• **The data**
## START

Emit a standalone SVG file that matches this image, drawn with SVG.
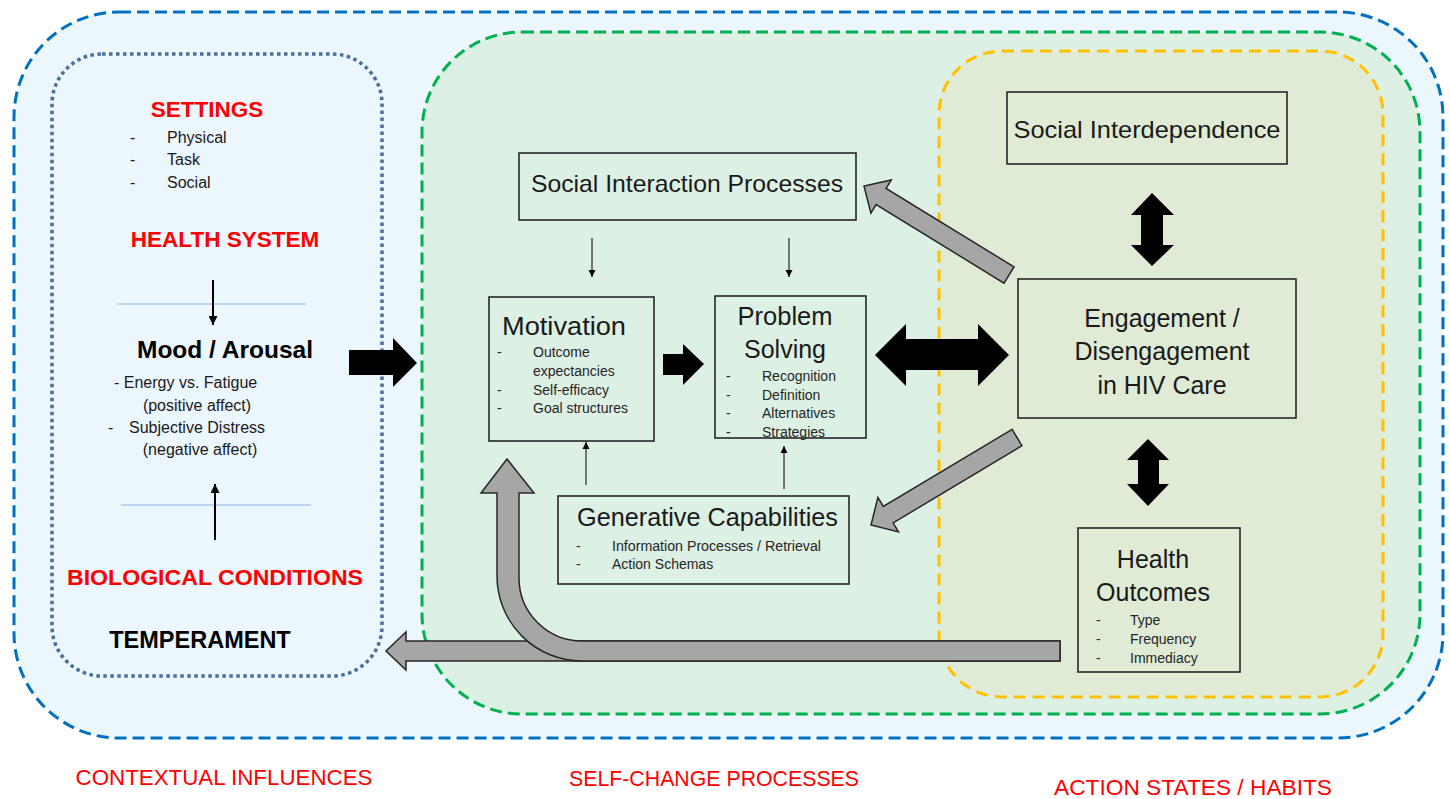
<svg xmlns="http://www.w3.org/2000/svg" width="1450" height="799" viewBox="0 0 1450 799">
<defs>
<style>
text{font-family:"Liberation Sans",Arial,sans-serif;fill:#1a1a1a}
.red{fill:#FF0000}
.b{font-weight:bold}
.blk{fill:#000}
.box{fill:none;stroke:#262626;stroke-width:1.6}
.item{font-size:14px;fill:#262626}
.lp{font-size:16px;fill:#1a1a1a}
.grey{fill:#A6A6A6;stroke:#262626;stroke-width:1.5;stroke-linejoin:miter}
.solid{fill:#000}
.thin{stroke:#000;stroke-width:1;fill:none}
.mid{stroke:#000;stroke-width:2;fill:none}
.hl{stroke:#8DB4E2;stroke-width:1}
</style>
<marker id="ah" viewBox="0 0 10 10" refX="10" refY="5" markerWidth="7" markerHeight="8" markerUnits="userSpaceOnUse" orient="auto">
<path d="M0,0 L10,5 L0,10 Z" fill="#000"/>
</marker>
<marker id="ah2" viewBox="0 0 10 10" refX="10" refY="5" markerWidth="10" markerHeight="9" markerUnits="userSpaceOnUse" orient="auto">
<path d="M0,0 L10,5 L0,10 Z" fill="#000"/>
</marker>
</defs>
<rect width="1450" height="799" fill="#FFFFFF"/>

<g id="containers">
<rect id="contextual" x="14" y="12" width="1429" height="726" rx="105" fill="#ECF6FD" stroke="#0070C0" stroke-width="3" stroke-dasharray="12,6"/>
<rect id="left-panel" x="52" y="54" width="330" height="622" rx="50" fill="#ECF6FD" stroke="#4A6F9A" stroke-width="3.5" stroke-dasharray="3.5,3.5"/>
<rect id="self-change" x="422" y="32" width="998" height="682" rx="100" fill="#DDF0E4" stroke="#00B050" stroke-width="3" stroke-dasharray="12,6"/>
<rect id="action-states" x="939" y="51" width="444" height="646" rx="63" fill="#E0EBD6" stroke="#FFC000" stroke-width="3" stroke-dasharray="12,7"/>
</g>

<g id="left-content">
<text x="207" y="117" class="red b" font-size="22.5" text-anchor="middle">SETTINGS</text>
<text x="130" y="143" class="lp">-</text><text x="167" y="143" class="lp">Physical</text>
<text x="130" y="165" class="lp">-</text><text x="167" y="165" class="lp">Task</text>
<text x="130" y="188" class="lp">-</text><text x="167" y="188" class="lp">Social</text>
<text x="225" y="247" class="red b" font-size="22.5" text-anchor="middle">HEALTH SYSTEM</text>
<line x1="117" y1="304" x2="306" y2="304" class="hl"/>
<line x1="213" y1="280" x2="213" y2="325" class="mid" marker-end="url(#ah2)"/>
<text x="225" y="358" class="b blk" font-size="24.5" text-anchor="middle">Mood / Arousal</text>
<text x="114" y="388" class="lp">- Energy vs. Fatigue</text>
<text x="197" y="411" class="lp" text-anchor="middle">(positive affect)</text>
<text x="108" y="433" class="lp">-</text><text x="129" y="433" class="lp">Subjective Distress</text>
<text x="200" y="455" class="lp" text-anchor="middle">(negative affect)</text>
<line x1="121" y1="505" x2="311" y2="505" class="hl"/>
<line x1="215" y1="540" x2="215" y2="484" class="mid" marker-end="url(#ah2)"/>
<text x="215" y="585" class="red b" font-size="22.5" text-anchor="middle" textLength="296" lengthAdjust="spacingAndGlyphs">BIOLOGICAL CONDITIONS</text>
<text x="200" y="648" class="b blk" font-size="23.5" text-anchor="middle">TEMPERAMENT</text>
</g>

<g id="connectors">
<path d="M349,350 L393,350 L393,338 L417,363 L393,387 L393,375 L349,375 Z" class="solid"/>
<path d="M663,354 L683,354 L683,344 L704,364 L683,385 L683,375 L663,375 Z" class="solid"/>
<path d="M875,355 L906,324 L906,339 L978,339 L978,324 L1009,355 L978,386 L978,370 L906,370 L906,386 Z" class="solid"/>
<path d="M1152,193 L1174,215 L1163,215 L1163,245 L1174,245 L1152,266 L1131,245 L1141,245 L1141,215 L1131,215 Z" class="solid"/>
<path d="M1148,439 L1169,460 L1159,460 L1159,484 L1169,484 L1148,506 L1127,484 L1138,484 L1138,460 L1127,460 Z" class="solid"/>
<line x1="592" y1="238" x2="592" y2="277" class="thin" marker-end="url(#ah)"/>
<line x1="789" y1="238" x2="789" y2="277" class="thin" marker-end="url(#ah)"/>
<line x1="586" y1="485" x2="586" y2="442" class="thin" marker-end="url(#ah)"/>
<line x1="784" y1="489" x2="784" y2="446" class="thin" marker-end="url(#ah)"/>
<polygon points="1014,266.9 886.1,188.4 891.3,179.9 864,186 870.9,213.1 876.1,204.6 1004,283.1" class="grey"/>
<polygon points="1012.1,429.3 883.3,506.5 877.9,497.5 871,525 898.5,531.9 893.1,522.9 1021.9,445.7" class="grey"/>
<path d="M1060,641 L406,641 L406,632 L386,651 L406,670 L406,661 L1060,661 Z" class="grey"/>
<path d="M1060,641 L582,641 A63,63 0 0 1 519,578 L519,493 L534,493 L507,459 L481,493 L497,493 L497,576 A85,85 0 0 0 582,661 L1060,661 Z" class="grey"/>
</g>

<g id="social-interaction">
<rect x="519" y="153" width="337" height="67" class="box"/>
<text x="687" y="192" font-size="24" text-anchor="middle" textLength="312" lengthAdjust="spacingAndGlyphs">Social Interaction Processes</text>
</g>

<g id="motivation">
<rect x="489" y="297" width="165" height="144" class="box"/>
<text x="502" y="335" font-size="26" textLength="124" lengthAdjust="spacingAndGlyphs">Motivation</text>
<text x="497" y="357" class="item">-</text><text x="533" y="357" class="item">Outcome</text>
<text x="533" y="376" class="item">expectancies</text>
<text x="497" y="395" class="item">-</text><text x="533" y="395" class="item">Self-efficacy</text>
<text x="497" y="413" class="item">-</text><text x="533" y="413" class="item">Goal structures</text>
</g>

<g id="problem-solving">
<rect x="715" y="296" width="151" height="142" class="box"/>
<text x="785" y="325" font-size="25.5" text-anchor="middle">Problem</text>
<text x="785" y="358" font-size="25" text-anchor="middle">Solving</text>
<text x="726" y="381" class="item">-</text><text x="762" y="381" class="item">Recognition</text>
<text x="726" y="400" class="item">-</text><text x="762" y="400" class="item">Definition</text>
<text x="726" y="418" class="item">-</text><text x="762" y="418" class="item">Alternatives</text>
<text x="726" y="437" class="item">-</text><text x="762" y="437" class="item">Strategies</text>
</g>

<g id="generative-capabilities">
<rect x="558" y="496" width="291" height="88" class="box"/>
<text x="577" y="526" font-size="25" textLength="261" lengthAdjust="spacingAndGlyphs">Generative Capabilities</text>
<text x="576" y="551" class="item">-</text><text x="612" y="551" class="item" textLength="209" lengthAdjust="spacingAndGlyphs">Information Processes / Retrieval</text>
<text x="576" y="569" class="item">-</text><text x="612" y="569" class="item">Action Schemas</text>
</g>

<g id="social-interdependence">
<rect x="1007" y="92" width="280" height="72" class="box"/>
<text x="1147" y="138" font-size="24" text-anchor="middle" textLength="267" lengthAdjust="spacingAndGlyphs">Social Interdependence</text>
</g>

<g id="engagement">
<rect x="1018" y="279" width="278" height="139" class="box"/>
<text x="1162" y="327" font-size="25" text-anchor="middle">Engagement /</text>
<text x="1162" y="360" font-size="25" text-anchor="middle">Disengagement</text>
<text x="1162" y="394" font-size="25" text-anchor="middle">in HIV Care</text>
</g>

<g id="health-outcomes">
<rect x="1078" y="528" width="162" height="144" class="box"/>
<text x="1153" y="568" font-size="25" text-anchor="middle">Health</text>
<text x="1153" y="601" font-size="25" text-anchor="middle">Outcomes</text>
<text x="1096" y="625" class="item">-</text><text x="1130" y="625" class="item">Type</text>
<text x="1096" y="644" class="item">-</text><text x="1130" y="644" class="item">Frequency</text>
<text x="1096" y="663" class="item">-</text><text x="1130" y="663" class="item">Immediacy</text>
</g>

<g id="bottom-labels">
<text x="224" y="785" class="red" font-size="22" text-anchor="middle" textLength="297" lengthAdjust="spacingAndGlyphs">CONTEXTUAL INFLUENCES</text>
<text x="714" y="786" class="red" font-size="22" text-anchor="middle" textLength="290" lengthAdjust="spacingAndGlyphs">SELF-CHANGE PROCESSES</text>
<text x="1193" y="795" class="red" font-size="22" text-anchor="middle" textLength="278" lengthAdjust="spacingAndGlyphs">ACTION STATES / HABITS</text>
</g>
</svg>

## END
## START

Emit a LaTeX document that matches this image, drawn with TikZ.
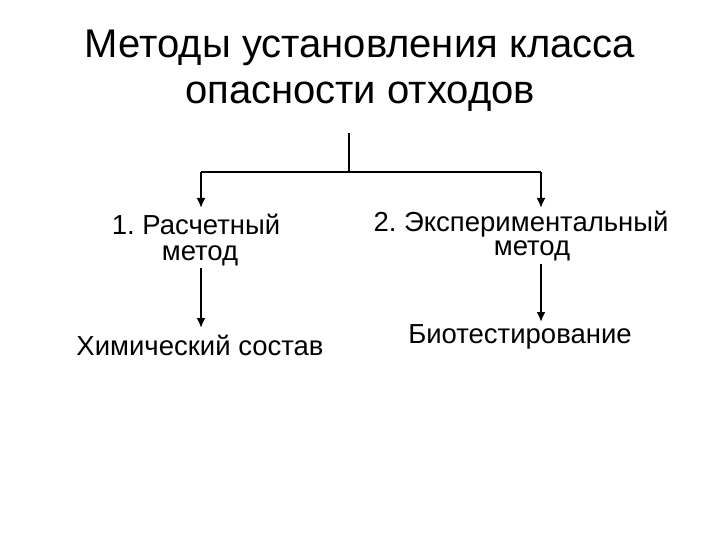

## END

• **What the exercise asks**
In the entries above, find each line with the string "this" and copy it.

• **Response**
Emit a standalone SVG file that matches this image, drawn with SVG.
Emit a LaTeX document that matches this image, drawn with TikZ.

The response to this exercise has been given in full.